The Central Limit Theorem
I think this is one of the biggest lessons that I learned from making Trash Idle. I set out to make a game where the Cauchy distribution was a game design element, and I then realised that the Normal distribution is already a near universal but hidden element in practically all games.
Rolling The Dice
Consider rolling two dice, and taking the average of their values. This sample mean is itself a random variable, as its value is random according to whatever two values happen to appear on the two dice.
The most common scenario is that the sum of the dice values is 7, and so the most common sample mean will be 3.5. There is only a single combination which produces a sum of 2 or 12 however, so we're less like to find a sample mean of 1 or 6. We can plot this behaviour on a histogram:
The above histogram represents the probability of the mean value of two dice rolls. What if we increase the number of dice rolls?

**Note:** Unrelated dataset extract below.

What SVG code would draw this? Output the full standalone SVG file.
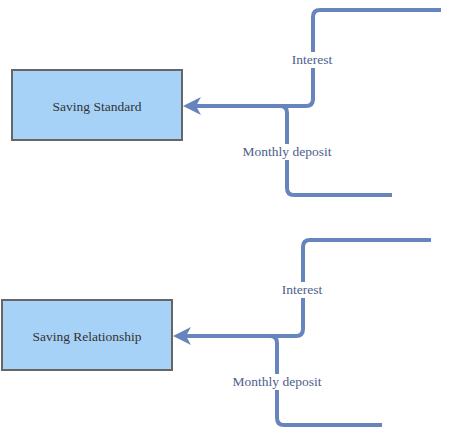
<svg xmlns="http://www.w3.org/2000/svg" width="453" height="436" viewBox="0 0 453 436">
<style>
.box{fill:#a6d2f7;stroke:#666;stroke-width:2}
.t{font-family:'Liberation Serif','DejaVu Serif',serif;font-size:13.5px;fill:#333;text-anchor:middle}
.c{fill:none;stroke:#6884bc;stroke-width:4;stroke-linecap:butt;stroke-linejoin:round}
.lb{fill:#fff}
.lt{fill:#4d5e8c}
.ah{fill:#6884bc}
</style>
<rect width="453" height="436" fill="#fff"/>
<g id="node-standard"><rect class="box" x="12" y="70" width="170" height="70"/><text class="t" x="97" y="111">Saving Standard</text></g>
<g id="node-relationship"><rect class="box" x="2" y="300" width="170" height="70"/><text class="t" x="87" y="341">Saving Relationship</text></g>
<g id="connectors">
<path class="c" d="M441 10 H320 Q313 10 313 17 V99 Q313 106 306 106 H196"/>
<path class="c" d="M392 195 H294 Q287 195 287 188 V113 Q287 106 280 106"/>
<path class="ah" d="M183 106 L201 97 L196 106 L201 115 Z"/>
<rect class="lb" x="289" y="52" width="46" height="16"/>
<text class="t lt" x="312" y="64">Interest</text>
<rect class="lb" x="239" y="144" width="96" height="16"/>
<text class="t lt" x="287" y="156">Monthly deposit</text>
<path class="c" d="M431 240 H310 Q303 240 303 247 V329 Q303 336 296 336 H186"/>
<path class="c" d="M382 425 H284 Q277 425 277 418 V343 Q277 336 270 336"/>
<path class="ah" d="M173 336 L191 327 L186 336 L191 345 Z"/>
<rect class="lb" x="279" y="282" width="46" height="16"/>
<text class="t lt" x="302" y="294">Interest</text>
<rect class="lb" x="229" y="374" width="96" height="16"/>
<text class="t lt" x="277" y="386">Monthly deposit</text>
</g>
</svg>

As the number of dice rolls increases, the distribution of the sample mean value increasingly resembles that of a Normal distribution centred at the true population mean of 3.5! Furthermore, the distribution is becoming narrower as the number of rolls increases. This is the Central Limit Theorem, or CLT, and it is the reason why we expect the average value of dice rolls to get closer to 3.5 over time. The theorem states that the probability distribution for the average value of your samples approaches a Normal distribution over time. More precisely, the rate of approach is proportional to Sqrt(N)
, where N
is the number of samples.
An important feature of the theorem is that it does not matter what underlying distribution was used to create the random samples:
- If your game uses dice, or has random hit chances, or random loot drops, the Normal distribution is present in your game.
As a more practical example, consider a game like XCOM again. Early on in the game, levels might only have a few aliens, with very little health. In order to kill all the aliens and beat the level, the XCOM agents might only need to fire their weapons a handful of times. However, later levels are full of many high-health aliens, and take much longer to complete. The player will be making many many random rolls throughout the later level, and thus the CLT is more strongly in play. Different players might experience lots more variability in their luck in the smaller levels, but can generally expect to be equally lucky in the later levels. If one player has a mathematically unsound strategy, they might get lucky in small levels but get inevitably crushed in larger levels.
Breaking Free Of The Central Limit Theorem
One consequence of the CLT is that the Normal distribution is "stable". This means that if we take a bunch of Normally distributed samples, then their average value is also Normally distributed. I kind of think of the Normal distribution like a great attractor that sucks in other distributions and doesn't let them leave:
Binomial distributions answer questions like "For a given hit chance, what is the probability of X hits?" Poisson distributions resolve "For a given average number of ore deposits per square-km, what is the probability of X deposits?"
In the proof of the Central Limit Theorem, one assumes that the underlying distribution of the samples has a finite variance. The variance is a measure of the dispersion of the distribution around its means value. However, the fat-tailed Cauchy distribution has infinite variance! Thus the Cauchy distribution does not obey the CLT. Furthermore, the Cauchy distribution turns out to also be stable. Thus we can use the Cauchy distribution to break free from the CLT!
I was unlikely to get a statistically significant number of people playing my game concurrently, but unless another game has ever made use of the Cauchy distribution, Trash Idle might be the first game to ever has its players distributed in a non-Normal fashion. Could this be an interesting concept for designers of multiplayer games?